Não é que Sam Mendes faça 1917 a partir de intenções especialmente cretinas, se o filme é politicamente questionável tem relação com a sua maneira mais do que seus objetivos. Mendes não é um autor, mas um engenheiro, seu cinema é um de solucionar problemas, uma série de decisões tomadas a partir de questões que ele próprio levantou. Não é surpresa que seus dois melhores filmes são as suas duas contribuições para a série de James Bond (Skyfall e Spectre) porque elas pedem dele que seja um bom administrador com soluções inteligentes. 1917 é um filme burro pois penso muito pouco antes do seu próximo movimento, Mendes quer que a plateia veja seu filme como um análogo da experiência dos soldados se movendo pelo cenário de guerra. Mas ele próprio segue muito próximo do general que os manda para a batalha. Nenhum momento parece gasto pensando nas implicações de se filmar a guerra em geral e esta guerra em particular, sobre o impacto de construir a carnificina como é feita aqui.

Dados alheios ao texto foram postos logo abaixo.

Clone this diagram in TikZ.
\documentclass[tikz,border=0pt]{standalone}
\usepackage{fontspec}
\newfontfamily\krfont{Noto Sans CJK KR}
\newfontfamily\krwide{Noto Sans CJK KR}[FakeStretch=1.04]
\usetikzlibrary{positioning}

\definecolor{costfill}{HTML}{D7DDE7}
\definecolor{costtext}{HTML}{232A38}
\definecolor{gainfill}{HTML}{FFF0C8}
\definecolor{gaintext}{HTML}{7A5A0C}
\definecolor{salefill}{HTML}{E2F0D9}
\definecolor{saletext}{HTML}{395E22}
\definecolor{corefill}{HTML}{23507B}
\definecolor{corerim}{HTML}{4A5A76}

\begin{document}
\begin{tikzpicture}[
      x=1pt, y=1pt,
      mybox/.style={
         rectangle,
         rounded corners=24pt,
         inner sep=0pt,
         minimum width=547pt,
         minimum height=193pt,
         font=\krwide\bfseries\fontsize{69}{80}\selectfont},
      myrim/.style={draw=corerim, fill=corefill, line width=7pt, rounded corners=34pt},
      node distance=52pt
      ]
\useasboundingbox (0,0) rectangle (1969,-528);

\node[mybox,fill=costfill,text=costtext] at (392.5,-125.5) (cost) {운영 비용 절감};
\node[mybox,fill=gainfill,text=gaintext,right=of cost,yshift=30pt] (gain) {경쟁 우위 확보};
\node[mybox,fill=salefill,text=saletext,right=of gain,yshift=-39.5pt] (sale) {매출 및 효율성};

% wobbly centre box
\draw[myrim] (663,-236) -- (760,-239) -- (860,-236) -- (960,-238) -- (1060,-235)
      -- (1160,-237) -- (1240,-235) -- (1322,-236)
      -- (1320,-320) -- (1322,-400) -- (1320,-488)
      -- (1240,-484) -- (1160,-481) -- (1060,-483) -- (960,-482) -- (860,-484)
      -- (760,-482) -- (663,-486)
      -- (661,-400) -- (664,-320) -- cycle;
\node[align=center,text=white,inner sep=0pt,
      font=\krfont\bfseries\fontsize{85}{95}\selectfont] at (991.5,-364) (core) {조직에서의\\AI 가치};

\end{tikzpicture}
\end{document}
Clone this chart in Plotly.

A maior parte do cinema funciona a partir de pequenas decisões e para ser justo um excesso da crítica se preocupa com as grandes questões quando filmes operam pela negociação de questões menores na base da cena a cena, mas as vezes é preciso pensar por que e como filmar certas coisas e isto nunca ocorre a um engenheiro como Mendes porque os resultados são circunstanciais e os desafios são tudo. Começar e terminar seu filme com planos similares de um soldado exausto não constitui um comentário sobre a guerra. E então 1917 pode terminar como um retrato assustador de guerra completamente fora do controle dos seus realizadores. Se o filme tem algum valor é como um retrato acidental da guerra como show no século XXI, os jovens sendo massacrados por pouco mais do que um grande espetáculo seja do noticiário seja a da tela de cinema.